Task
Which lines in the records below contain the word "this"? Copy each of them.

Records shown

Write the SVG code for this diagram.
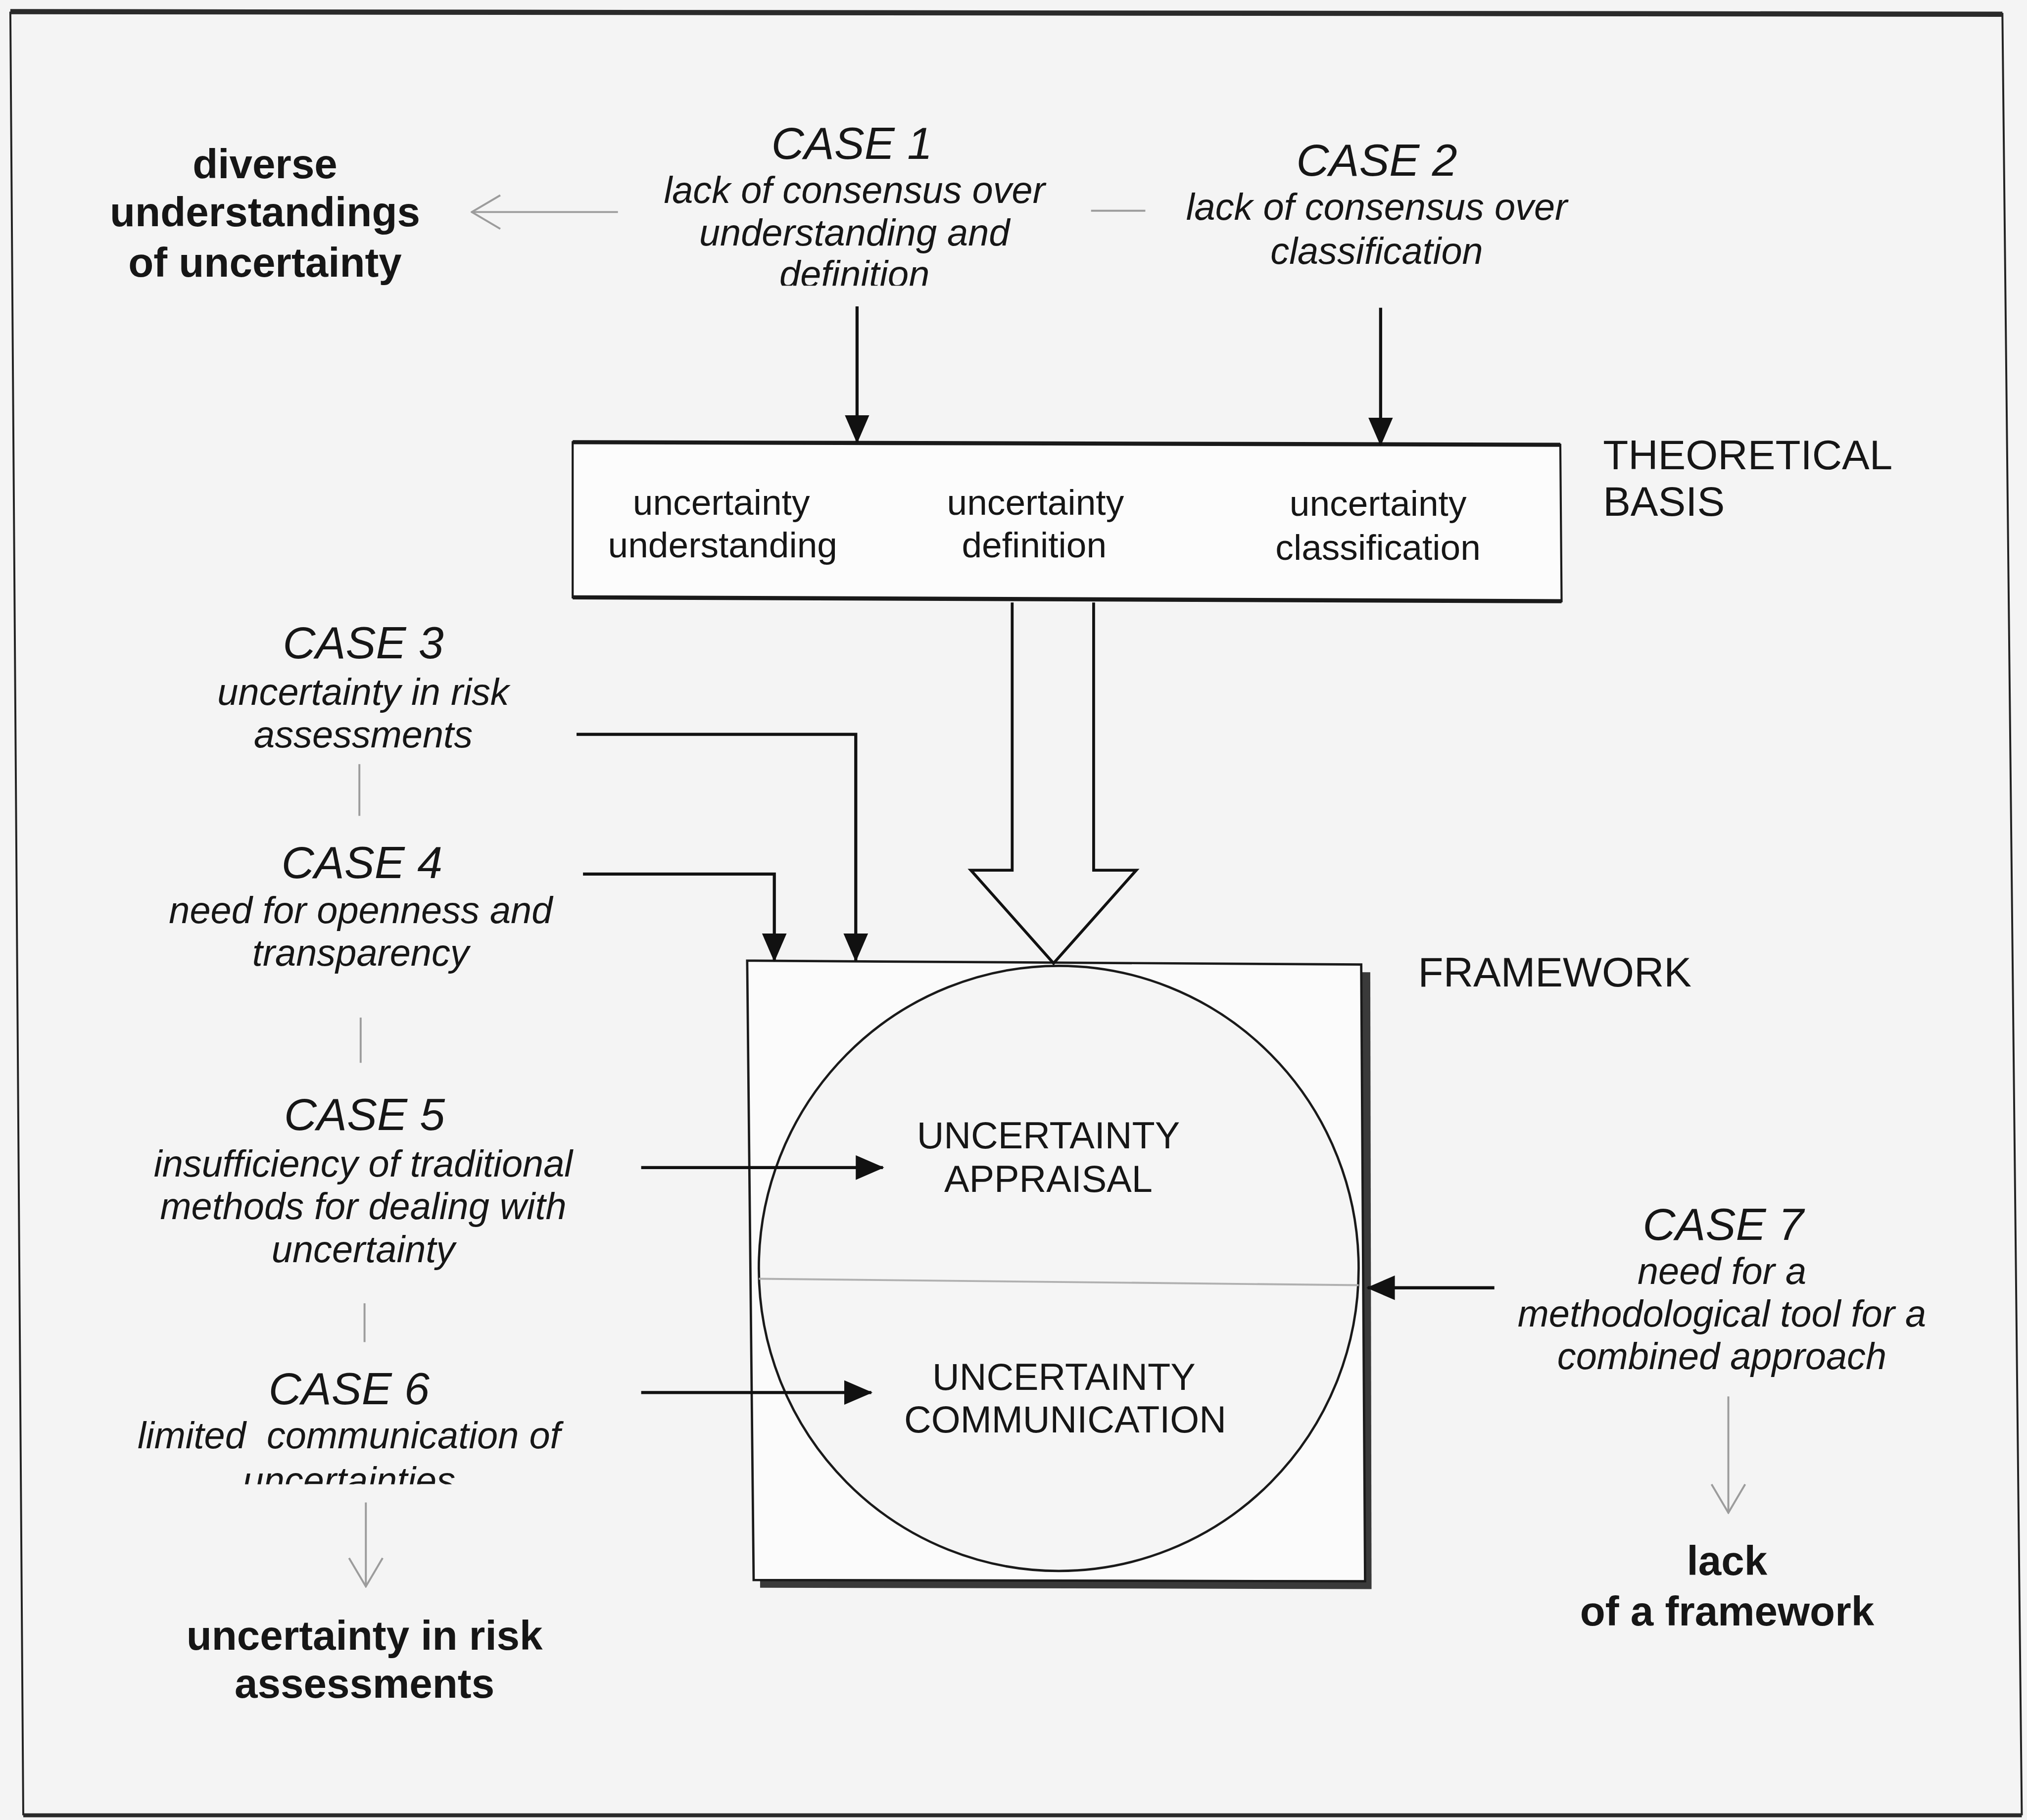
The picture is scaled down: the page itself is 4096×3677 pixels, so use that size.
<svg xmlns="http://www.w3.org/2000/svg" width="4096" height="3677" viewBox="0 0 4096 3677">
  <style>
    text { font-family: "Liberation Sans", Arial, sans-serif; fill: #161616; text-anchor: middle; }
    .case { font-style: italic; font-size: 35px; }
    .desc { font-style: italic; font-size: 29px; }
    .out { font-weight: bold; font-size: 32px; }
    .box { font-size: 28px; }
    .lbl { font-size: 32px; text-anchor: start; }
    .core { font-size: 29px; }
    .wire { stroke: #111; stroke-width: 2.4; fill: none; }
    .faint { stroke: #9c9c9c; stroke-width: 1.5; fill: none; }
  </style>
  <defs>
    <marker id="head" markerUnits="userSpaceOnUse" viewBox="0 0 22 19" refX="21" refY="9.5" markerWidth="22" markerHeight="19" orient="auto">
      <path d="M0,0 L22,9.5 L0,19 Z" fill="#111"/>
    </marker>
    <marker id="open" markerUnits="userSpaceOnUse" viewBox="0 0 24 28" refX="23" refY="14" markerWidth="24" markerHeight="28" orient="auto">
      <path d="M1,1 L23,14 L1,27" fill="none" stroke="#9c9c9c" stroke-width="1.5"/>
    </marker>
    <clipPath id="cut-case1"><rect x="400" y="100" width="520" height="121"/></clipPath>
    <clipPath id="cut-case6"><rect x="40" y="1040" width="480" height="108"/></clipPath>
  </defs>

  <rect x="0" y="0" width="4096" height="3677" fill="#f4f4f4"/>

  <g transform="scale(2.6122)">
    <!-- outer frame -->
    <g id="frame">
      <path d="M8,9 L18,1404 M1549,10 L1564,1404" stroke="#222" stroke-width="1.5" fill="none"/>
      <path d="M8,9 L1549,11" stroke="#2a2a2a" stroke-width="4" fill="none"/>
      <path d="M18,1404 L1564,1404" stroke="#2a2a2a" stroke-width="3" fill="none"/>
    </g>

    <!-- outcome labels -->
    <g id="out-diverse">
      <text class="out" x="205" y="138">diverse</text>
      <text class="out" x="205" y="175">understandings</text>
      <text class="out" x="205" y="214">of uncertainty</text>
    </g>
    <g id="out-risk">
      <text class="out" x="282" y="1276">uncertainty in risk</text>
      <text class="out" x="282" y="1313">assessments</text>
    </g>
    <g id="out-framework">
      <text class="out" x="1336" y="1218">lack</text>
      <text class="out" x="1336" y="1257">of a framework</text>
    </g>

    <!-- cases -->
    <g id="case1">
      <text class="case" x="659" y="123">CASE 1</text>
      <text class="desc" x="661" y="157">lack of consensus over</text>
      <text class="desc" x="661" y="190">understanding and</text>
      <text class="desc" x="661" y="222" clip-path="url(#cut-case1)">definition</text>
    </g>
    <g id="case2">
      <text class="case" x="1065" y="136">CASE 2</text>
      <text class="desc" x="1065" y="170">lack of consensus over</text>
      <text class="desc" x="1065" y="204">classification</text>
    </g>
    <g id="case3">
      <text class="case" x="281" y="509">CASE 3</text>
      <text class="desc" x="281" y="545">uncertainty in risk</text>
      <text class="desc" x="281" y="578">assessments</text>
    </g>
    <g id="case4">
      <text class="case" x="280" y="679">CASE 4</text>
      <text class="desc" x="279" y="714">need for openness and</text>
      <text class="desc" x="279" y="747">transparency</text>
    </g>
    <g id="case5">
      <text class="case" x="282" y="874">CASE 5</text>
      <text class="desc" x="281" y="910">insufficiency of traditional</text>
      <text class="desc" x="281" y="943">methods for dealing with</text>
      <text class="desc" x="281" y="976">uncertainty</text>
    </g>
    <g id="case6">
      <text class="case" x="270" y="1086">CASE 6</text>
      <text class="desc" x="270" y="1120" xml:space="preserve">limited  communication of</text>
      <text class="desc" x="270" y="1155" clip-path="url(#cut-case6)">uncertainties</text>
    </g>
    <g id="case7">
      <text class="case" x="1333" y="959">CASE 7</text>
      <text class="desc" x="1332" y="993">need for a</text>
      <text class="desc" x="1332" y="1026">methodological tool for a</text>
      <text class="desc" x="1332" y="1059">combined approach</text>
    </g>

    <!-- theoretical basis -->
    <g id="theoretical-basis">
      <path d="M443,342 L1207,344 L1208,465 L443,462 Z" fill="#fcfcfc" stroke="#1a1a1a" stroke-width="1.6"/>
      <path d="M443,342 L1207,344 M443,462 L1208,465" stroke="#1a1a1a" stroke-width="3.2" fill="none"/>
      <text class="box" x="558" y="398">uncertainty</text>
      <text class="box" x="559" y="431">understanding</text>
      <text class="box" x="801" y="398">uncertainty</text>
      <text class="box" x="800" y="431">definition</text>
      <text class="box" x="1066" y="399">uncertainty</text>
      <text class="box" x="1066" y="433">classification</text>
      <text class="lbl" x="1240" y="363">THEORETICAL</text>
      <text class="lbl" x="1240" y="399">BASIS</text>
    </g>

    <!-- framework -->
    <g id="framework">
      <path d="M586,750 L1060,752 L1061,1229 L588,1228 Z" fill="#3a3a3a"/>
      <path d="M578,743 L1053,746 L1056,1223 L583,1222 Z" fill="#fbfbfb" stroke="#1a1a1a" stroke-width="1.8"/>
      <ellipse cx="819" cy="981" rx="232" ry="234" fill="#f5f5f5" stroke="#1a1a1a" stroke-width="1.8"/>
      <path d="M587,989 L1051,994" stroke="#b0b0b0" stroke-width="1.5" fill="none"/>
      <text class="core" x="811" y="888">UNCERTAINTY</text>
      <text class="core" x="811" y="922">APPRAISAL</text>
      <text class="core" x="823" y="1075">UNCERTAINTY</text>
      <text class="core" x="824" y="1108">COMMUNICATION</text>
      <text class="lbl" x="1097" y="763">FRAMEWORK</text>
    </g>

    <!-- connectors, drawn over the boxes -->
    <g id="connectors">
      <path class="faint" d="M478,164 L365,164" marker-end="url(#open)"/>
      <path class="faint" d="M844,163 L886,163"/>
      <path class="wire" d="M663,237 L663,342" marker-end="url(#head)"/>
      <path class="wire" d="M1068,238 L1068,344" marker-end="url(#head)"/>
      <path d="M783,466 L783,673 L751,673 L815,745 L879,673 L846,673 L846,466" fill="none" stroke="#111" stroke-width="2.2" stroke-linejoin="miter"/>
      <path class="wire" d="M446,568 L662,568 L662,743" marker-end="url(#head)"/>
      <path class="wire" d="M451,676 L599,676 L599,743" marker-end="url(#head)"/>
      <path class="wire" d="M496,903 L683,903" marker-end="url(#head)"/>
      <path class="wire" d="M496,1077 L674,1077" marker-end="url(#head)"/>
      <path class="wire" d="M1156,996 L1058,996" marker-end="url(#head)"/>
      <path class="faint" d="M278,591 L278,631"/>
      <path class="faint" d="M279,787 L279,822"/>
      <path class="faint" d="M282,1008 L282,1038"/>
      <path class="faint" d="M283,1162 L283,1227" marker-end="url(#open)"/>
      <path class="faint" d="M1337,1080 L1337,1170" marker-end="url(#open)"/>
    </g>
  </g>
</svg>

...

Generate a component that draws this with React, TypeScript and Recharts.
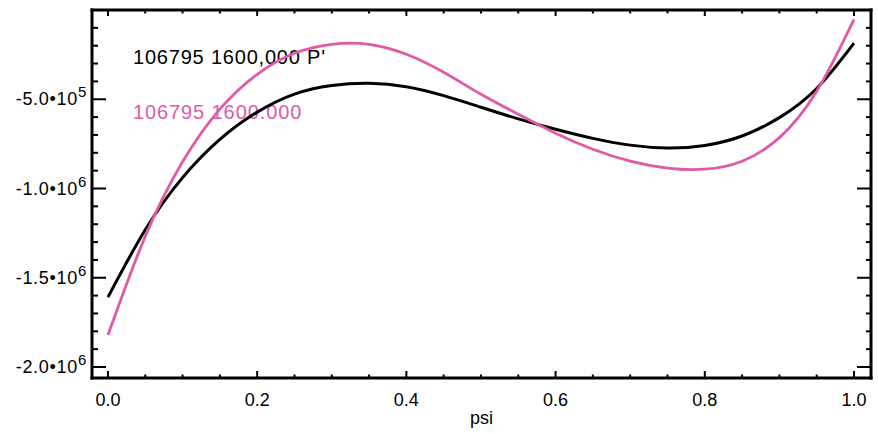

Final answer
Write the SVG code for this diagram.
Generate a component that draws this with React, TypeScript and Recharts.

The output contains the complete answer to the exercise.